Abstract
Software fault prediction is a valuable exercise in software quality assurance to best allocate limited testing resources. Classification is one of the effective methods for software fault prediction. The classification models are trained based on the datasets obtained by mining software historical repositories. However, the performance of the models depends on the quality of datasets. In this paper, we propose a novel two-stage data preprocessing approach which incorporates both feature selection and instance reduction. Specifically, in the feature selection stage, we first perform relevance analysis, and then propose a threshold-based clustering method, called novel threshold-based clustering algorithm, to conduct redundancy control.
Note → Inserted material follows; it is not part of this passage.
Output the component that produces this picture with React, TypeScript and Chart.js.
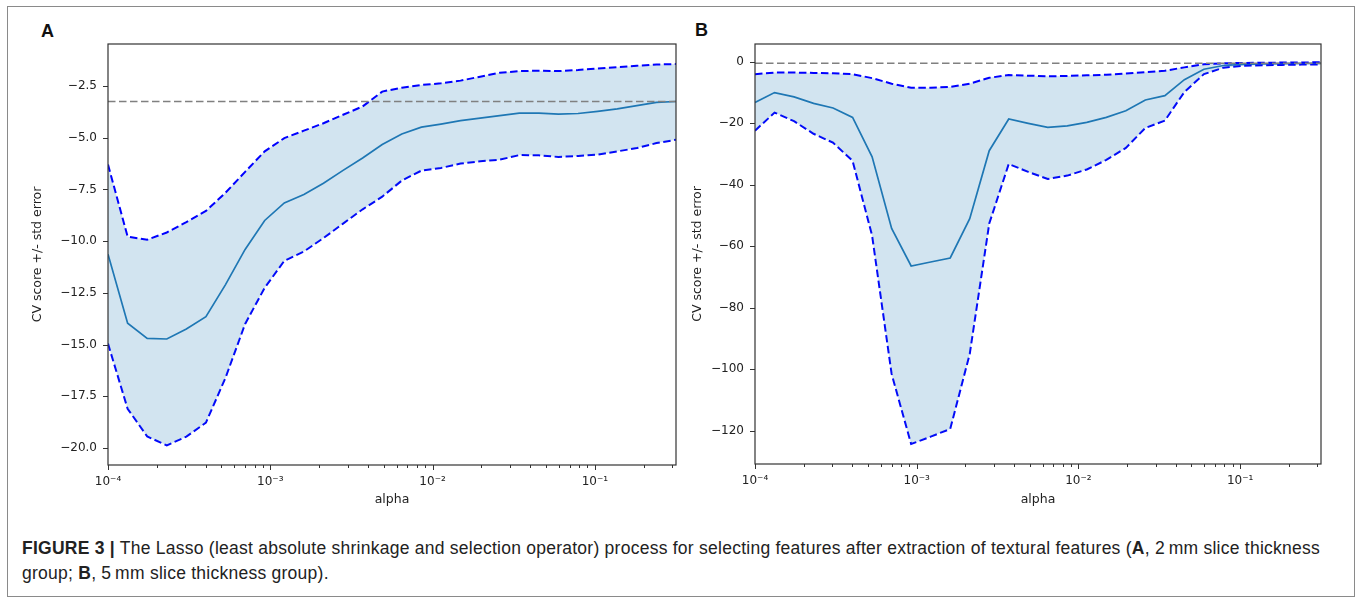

In the instance reduction stage, we apply random under-sampling to keep the balance between the faulty and non-faulty instances. In empirical studies, we chose datasets from real-world software projects, such as Eclipse and NASA. Then we compared our approach with some classical baseline methods, and further investigated the influencing factors in our approach. The final results demonstrate the effectiveness of our approach, and provide a guideline for achieving cost-effective data preprocessing when using our two-stage approach.
I. INTRODUCTION
SOFTWARE fault prediction (SFP) is a hot research topic in the domain of software engineering [1]–[17]. It can allocate the limited test resources effectively by predicting the fault proneness of software modules. Classification is one of the prevalent methods used for software fault prediction. Its main task is to categorize modules, represented by a set of software metrics, into two classes: fault-prone (FP), or non-fault-prone (NFP). For a specific classification model, the classifier should be trained in advance based on the training data obtained by mining historical software repositories, such as change logs in software configuration management, bug reports in bug tracking systems, and the e-mails of developers.
VI. CONCLUSION
In this paper, we provide a two-stage data preprocessing approach, which incorporates both feature selection and instance reduction, to improve the quality of software datasets used by classification models for software fault prediction. In the feature selection stage, we propose a novel algorithm which involves both relevance analysis and redundancy control. In the instance reduction stage, we apply random under-sampling to keep the balance between the faulty and non-faulty instances. We systematically design experiments based on the Eclipse and NASA datasets, and compare our approach to other commonly used data preprocessing methods. The results demonstrate the potential of our approach in enhancing the prediction performance of the classifiers built thereafter.